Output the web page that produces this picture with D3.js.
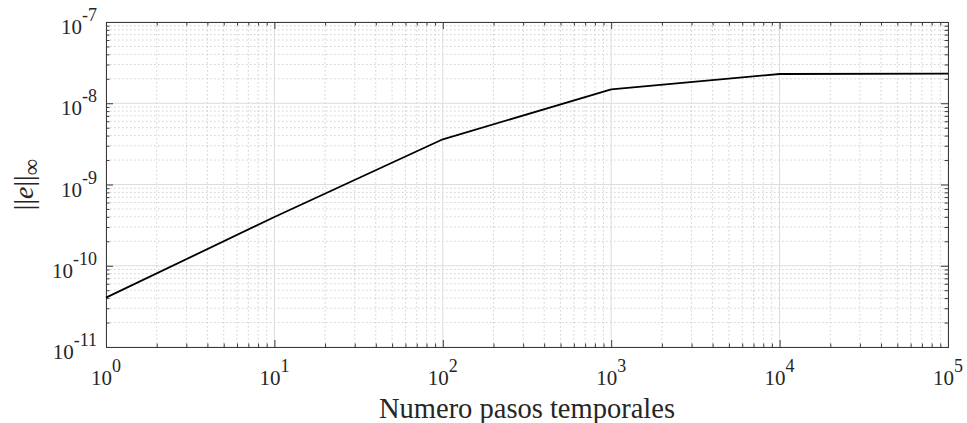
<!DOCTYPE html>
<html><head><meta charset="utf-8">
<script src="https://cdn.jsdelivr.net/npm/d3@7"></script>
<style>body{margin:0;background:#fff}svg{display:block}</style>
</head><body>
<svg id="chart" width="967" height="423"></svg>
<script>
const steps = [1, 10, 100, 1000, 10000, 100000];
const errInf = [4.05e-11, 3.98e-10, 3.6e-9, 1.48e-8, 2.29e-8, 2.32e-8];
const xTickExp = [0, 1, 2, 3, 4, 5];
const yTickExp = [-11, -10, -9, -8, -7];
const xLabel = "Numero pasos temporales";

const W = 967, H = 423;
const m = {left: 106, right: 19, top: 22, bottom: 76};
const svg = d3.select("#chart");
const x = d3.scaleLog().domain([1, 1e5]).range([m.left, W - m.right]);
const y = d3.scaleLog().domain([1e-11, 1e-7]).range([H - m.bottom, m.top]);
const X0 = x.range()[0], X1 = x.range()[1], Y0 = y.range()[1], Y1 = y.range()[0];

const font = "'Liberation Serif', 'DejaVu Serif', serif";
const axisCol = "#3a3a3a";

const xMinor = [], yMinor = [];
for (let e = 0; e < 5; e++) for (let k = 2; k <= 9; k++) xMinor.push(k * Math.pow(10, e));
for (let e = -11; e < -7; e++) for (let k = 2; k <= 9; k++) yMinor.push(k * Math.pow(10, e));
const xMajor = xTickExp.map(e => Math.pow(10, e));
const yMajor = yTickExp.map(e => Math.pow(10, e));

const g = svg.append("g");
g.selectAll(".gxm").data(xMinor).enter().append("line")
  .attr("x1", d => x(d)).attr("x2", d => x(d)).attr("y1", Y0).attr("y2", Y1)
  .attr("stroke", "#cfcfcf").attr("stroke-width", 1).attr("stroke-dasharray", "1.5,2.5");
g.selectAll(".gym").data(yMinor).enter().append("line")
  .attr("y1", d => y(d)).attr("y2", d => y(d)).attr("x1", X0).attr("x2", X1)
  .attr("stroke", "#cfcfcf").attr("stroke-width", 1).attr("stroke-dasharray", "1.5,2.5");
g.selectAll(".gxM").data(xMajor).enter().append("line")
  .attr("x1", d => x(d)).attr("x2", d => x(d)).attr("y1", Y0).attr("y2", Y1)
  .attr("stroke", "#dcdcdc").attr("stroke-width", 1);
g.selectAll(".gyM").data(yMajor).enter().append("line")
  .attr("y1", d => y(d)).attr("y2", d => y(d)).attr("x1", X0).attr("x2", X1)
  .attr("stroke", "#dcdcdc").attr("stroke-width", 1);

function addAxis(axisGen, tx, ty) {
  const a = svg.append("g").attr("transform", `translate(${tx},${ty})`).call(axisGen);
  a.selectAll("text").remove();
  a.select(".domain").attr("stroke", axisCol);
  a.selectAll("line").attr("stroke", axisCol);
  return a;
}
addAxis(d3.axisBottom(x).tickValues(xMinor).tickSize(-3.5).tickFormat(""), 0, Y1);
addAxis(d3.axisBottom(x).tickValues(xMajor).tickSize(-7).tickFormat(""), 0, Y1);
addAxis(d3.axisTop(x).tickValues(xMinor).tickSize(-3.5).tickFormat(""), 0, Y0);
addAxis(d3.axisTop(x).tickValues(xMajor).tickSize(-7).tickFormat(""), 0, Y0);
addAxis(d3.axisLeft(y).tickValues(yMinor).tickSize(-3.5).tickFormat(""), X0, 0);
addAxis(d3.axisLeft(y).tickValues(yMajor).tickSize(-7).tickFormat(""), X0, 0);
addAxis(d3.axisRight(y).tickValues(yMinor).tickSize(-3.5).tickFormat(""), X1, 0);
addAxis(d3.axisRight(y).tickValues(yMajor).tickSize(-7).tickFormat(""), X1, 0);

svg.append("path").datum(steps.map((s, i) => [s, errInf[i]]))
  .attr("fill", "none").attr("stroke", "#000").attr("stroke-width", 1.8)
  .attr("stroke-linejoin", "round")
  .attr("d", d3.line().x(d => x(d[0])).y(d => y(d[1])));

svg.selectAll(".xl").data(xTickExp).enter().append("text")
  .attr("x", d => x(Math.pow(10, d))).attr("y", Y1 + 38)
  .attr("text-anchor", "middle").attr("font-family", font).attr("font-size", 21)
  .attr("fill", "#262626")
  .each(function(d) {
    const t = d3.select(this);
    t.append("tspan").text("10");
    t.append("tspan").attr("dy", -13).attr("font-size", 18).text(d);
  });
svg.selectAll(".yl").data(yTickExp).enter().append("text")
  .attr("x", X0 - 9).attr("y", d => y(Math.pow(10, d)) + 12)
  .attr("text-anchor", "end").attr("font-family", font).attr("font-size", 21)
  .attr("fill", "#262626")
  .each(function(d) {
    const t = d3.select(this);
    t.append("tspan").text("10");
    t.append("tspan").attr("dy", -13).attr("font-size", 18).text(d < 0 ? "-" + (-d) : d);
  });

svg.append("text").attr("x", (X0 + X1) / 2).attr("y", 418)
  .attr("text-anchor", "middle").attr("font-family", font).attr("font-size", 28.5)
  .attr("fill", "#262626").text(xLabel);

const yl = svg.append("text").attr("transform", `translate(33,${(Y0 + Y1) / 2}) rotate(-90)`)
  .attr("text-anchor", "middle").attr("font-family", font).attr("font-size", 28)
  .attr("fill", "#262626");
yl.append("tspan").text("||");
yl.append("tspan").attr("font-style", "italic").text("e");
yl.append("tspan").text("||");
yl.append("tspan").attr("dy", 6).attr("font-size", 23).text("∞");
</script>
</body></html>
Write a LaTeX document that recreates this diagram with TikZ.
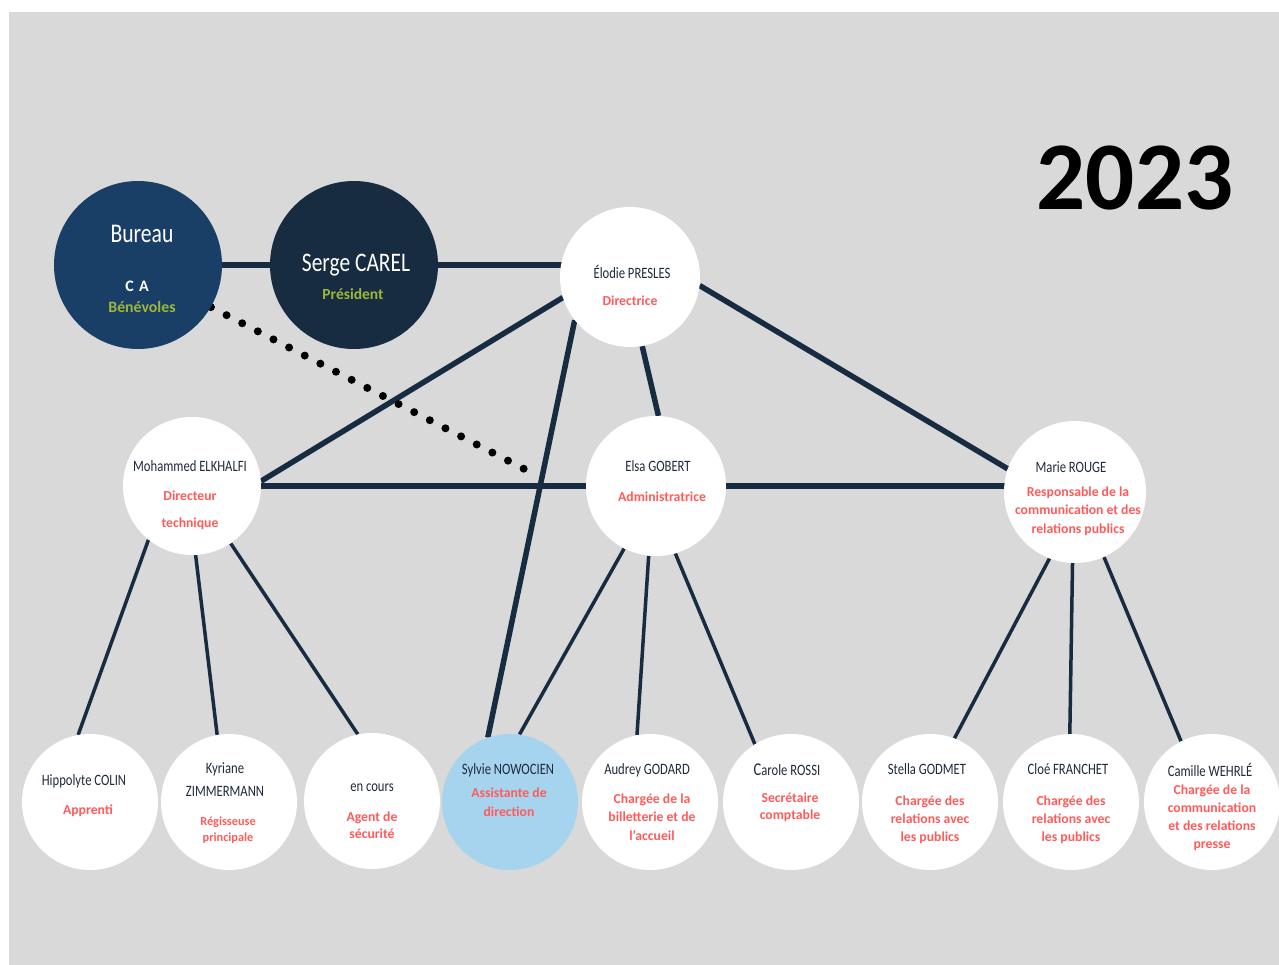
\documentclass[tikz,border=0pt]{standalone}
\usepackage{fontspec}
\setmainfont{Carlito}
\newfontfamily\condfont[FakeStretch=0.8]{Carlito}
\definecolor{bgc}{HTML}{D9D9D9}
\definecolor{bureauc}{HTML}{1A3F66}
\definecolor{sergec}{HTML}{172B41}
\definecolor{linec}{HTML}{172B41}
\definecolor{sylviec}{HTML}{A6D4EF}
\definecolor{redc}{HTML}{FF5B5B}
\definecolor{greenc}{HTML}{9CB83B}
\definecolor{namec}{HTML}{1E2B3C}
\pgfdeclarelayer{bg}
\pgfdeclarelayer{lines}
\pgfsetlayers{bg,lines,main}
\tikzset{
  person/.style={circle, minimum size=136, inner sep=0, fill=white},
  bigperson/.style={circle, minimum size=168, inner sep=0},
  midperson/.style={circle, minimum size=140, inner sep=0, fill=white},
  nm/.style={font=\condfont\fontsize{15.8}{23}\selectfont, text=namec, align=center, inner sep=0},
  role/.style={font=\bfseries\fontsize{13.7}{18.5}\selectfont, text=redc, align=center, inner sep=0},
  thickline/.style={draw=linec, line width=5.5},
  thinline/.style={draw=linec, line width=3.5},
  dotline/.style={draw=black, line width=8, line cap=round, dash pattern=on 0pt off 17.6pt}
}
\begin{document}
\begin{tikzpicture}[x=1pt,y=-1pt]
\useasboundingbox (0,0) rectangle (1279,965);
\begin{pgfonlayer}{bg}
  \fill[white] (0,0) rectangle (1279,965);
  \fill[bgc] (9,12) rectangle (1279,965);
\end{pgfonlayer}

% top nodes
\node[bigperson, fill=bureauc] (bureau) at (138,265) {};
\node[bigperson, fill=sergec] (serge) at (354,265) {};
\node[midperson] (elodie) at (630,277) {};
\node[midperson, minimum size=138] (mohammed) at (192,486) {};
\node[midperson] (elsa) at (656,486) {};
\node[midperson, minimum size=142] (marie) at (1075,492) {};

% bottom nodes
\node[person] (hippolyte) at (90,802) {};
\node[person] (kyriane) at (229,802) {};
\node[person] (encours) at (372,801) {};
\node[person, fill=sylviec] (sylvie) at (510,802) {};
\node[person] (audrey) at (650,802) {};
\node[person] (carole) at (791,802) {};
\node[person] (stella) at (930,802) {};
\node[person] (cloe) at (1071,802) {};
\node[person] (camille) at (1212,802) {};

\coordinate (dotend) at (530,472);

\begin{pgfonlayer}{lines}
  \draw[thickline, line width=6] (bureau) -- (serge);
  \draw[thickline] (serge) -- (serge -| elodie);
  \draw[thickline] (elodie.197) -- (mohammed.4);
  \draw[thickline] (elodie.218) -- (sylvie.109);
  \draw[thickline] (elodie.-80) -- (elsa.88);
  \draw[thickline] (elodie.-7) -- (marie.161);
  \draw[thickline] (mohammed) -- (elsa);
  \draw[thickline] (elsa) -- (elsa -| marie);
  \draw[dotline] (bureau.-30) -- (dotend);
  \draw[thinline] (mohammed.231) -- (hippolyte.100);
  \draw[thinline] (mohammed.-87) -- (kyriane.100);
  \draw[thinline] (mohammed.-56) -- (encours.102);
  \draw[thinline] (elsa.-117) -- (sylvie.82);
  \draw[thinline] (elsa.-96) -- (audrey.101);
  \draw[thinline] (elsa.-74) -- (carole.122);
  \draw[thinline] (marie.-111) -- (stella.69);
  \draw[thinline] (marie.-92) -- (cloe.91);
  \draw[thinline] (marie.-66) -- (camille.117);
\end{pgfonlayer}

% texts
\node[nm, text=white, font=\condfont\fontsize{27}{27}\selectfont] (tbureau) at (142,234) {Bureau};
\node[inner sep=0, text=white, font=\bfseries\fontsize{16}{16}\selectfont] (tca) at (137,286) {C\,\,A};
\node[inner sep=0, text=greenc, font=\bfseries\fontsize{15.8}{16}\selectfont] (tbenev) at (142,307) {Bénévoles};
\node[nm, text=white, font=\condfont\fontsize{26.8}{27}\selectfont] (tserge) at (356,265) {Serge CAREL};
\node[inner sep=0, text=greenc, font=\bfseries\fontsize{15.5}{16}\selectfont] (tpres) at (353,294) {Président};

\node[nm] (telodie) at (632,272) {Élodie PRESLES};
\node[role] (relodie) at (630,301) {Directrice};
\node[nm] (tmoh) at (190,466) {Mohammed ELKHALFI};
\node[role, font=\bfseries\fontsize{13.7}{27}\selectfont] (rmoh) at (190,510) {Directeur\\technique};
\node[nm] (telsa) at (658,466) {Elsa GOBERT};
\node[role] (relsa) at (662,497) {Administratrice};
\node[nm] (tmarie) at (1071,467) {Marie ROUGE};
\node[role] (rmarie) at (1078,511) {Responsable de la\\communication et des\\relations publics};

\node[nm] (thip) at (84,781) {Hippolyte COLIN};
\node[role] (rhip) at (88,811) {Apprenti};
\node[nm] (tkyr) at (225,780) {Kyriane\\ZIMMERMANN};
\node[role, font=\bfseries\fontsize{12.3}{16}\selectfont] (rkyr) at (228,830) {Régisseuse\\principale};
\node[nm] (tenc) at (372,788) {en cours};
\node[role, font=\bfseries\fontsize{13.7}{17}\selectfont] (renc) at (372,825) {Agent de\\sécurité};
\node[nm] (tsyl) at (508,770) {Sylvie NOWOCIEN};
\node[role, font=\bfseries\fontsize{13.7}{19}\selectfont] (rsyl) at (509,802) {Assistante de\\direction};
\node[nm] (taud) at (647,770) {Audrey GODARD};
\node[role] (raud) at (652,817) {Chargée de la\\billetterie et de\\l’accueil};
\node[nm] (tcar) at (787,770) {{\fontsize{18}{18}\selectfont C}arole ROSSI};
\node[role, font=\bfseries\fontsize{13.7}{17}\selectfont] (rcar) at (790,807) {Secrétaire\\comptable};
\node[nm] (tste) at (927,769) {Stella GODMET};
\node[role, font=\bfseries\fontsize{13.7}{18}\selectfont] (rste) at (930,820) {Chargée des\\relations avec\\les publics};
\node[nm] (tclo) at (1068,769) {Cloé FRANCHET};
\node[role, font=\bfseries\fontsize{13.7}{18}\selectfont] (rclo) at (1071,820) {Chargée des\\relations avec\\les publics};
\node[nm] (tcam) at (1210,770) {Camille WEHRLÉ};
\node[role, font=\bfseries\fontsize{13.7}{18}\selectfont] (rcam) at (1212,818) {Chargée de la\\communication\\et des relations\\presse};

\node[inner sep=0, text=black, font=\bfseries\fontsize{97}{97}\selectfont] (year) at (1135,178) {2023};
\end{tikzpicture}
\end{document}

--

Task details — Reproduce only the lines of the records from the start up to and including the line that holds "const yMajor = yTickExp.map(e"; do not carry over any picture.

Answer to this task —
Output the web page that produces this picture with D3.js.
<!DOCTYPE html>
<html><head><meta charset="utf-8">
<script src="https://cdn.jsdelivr.net/npm/d3@7"></script>
<style>body{margin:0;background:#fff}svg{display:block}</style>
</head><body>
<svg id="chart" width="967" height="423"></svg>
<script>
const steps = [1, 10, 100, 1000, 10000, 100000];
const errInf = [4.05e-11, 3.98e-10, 3.6e-9, 1.48e-8, 2.29e-8, 2.32e-8];
const xTickExp = [0, 1, 2, 3, 4, 5];
const yTickExp = [-11, -10, -9, -8, -7];
const xLabel = "Numero pasos temporales";

const W = 967, H = 423;
const m = {left: 106, right: 19, top: 22, bottom: 76};
const svg = d3.select("#chart");
const x = d3.scaleLog().domain([1, 1e5]).range([m.left, W - m.right]);
const y = d3.scaleLog().domain([1e-11, 1e-7]).range([H - m.bottom, m.top]);
const X0 = x.range()[0], X1 = x.range()[1], Y0 = y.range()[1], Y1 = y.range()[0];

const font = "'Liberation Serif', 'DejaVu Serif', serif";
const axisCol = "#3a3a3a";

const xMinor = [], yMinor = [];
for (let e = 0; e < 5; e++) for (let k = 2; k <= 9; k++) xMinor.push(k * Math.pow(10, e));
for (let e = -11; e < -7; e++) for (let k = 2; k <= 9; k++) yMinor.push(k * Math.pow(10, e));
const xMajor = xTickExp.map(e => Math.pow(10, e));
const yMajor = yTickExp.map(e => Math.pow(10, e));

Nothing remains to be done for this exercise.